## GIVEN REQUEST
Transcribe every record that appears below, exactly and in full.
━━━━━ INFORMATION SUPPLIED ━━━━━
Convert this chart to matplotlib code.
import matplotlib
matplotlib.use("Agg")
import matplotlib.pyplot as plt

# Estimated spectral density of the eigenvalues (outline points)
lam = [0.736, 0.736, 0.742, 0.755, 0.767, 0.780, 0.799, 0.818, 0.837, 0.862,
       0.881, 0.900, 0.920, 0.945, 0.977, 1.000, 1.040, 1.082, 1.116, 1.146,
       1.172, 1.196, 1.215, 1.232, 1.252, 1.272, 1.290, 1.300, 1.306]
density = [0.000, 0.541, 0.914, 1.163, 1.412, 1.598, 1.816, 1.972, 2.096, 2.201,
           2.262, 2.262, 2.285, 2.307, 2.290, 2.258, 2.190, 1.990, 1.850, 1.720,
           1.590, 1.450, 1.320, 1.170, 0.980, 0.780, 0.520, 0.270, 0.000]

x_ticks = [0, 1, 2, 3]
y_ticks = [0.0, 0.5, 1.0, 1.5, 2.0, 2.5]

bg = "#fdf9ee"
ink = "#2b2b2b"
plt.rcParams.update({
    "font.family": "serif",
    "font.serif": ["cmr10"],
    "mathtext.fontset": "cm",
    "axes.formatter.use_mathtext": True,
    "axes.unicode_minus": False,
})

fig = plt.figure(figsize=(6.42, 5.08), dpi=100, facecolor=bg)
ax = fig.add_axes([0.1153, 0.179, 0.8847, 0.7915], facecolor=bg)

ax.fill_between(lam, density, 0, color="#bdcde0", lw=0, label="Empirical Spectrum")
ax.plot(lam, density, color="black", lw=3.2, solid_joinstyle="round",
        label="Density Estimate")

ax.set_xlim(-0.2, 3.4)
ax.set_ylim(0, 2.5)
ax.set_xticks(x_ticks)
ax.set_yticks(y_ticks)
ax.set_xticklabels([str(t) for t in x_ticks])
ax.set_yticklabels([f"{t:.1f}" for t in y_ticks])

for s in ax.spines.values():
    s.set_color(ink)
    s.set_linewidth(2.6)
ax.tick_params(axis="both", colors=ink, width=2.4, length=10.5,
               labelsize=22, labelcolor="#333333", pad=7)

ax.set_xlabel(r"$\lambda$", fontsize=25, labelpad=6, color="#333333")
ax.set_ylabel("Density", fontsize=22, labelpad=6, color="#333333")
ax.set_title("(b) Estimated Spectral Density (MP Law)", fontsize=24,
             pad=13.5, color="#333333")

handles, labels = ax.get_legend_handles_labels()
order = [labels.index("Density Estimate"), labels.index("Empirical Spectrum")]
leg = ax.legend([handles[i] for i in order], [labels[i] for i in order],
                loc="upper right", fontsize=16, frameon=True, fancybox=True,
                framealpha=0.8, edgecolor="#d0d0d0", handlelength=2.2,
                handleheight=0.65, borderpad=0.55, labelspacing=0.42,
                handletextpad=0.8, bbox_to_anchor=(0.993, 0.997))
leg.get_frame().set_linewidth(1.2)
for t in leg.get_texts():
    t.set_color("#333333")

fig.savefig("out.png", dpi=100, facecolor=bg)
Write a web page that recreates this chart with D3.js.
━━━━━
## OUTPUT
Convert this chart to matplotlib code.
import matplotlib
matplotlib.use("Agg")
import matplotlib.pyplot as plt

# Estimated spectral density of the eigenvalues (outline points)
lam = [0.736, 0.736, 0.742, 0.755, 0.767, 0.780, 0.799, 0.818, 0.837, 0.862,
       0.881, 0.900, 0.920, 0.945, 0.977, 1.000, 1.040, 1.082, 1.116, 1.146,
       1.172, 1.196, 1.215, 1.232, 1.252, 1.272, 1.290, 1.300, 1.306]
density = [0.000, 0.541, 0.914, 1.163, 1.412, 1.598, 1.816, 1.972, 2.096, 2.201,
           2.262, 2.262, 2.285, 2.307, 2.290, 2.258, 2.190, 1.990, 1.850, 1.720,
           1.590, 1.450, 1.320, 1.170, 0.980, 0.780, 0.520, 0.270, 0.000]

x_ticks = [0, 1, 2, 3]
y_ticks = [0.0, 0.5, 1.0, 1.5, 2.0, 2.5]

bg = "#fdf9ee"
ink = "#2b2b2b"
plt.rcParams.update({
    "font.family": "serif",
    "font.serif": ["cmr10"],
    "mathtext.fontset": "cm",
    "axes.formatter.use_mathtext": True,
    "axes.unicode_minus": False,
})

fig = plt.figure(figsize=(6.42, 5.08), dpi=100, facecolor=bg)
ax = fig.add_axes([0.1153, 0.179, 0.8847, 0.7915], facecolor=bg)

ax.fill_between(lam, density, 0, color="#bdcde0", lw=0, label="Empirical Spectrum")
ax.plot(lam, density, color="black", lw=3.2, solid_joinstyle="round",
        label="Density Estimate")

ax.set_xlim(-0.2, 3.4)
ax.set_ylim(0, 2.5)
ax.set_xticks(x_ticks)
ax.set_yticks(y_ticks)
ax.set_xticklabels([str(t) for t in x_ticks])
ax.set_yticklabels([f"{t:.1f}" for t in y_ticks])

for s in ax.spines.values():
    s.set_color(ink)
    s.set_linewidth(2.6)
ax.tick_params(axis="both", colors=ink, width=2.4, length=10.5,
               labelsize=22, labelcolor="#333333", pad=7)

ax.set_xlabel(r"$\lambda$", fontsize=25, labelpad=6, color="#333333")
ax.set_ylabel("Density", fontsize=22, labelpad=6, color="#333333")
ax.set_title("(b) Estimated Spectral Density (MP Law)", fontsize=24,
             pad=13.5, color="#333333")

handles, labels = ax.get_legend_handles_labels()
order = [labels.index("Density Estimate"), labels.index("Empirical Spectrum")]
leg = ax.legend([handles[i] for i in order], [labels[i] for i in order],
                loc="upper right", fontsize=16, frameon=True, fancybox=True,
                framealpha=0.8, edgecolor="#d0d0d0", handlelength=2.2,
                handleheight=0.65, borderpad=0.55, labelspacing=0.42,
                handletextpad=0.8, bbox_to_anchor=(0.993, 0.997))
leg.get_frame().set_linewidth(1.2)
for t in leg.get_texts():
    t.set_color("#333333")

fig.savefig("out.png", dpi=100, facecolor=bg)
Write a web page that recreates this chart with D3.js.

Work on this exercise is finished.